We are considering cohousing specifically of all forms of CLH, as it is a well-established route to delivery of effective, supportive communities. There exist great examples of communities that live in cohousing settings elsewhere in the UK, such as London’s New Ground Cohousing or the highly energy efficient Lancaster Cohousing, which could provide inspiration for our approach in Wales.
As well as further developing the UK Government-funded work mentioned above, this study fits neatly in line with Welsh Government’s programme for government commitment to expanding CLH in Wales, along with Cwmpas’ strategic goals and Bron Afon’s status as a mutual social enterprise with a history of supporting co-operatives.
The scope of the work is intended to take a two-track approach, based on discussions in the early stages of the project. Track 1 will consider the remodelling of existing sheltered homes, meeting an existing need in RSLs across Wales (particularly stock transfer organisations). Track 2 will consider new build co-housing, which will ensure availability of options that remodelling can’t; will lead to more inspiring exemplar sites (crucial to encouraging wider take-up); and means fewer compromises, allowing for greater input from prospective residents and meaning it’s closer to the aims of cohousing than remodelling will allow for, in some cases.

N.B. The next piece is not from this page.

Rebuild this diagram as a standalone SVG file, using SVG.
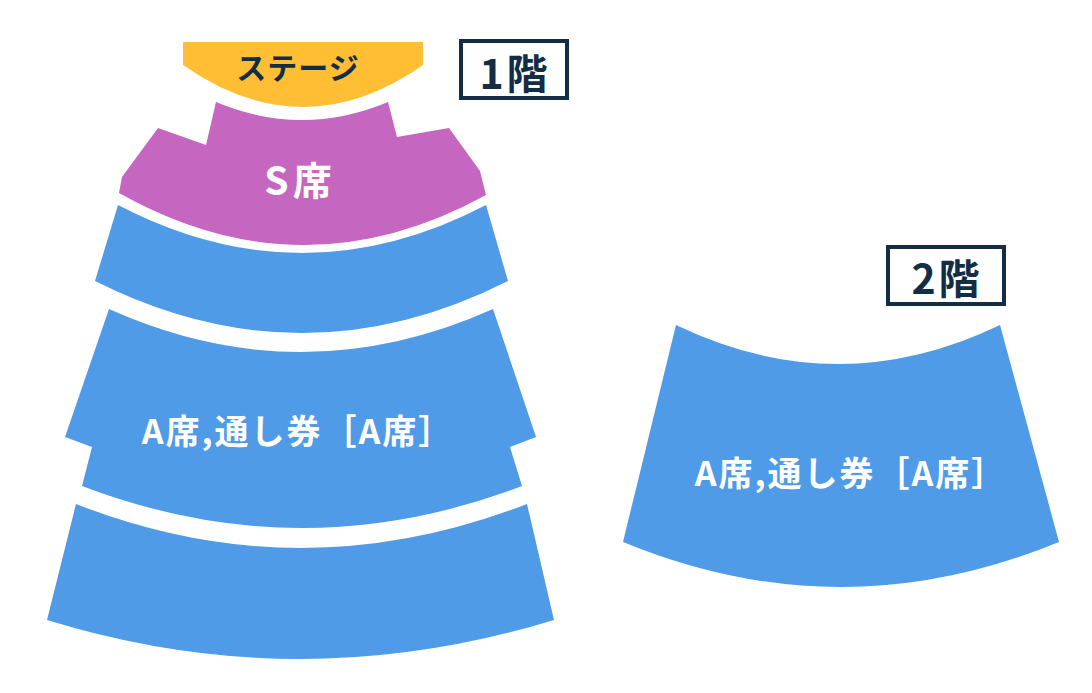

Our work has so far involved consultations with stakeholders working in the fields of housing, health and care for older people, to gather insights into what should be considered in future co-housing developments, as well as existing Bron Afon tenants. We will move on to discuss the concept with potential future residents of co-housing in Torfaen to establish their needs, aspirations and concerns about where and how they will live in older age.
A further aspect of the study will see us developing technical insights such as planning, and architectural design, to ensure that the final study is of immediate practical value to housing associations and other bodies considering the development of cohousing with community groups.
The feasibility study is due for release in Spring 2023 and the hope is that it will contribute to a shift toward a more community-focussed approach to the development of housing for older people in Wales in the years to come.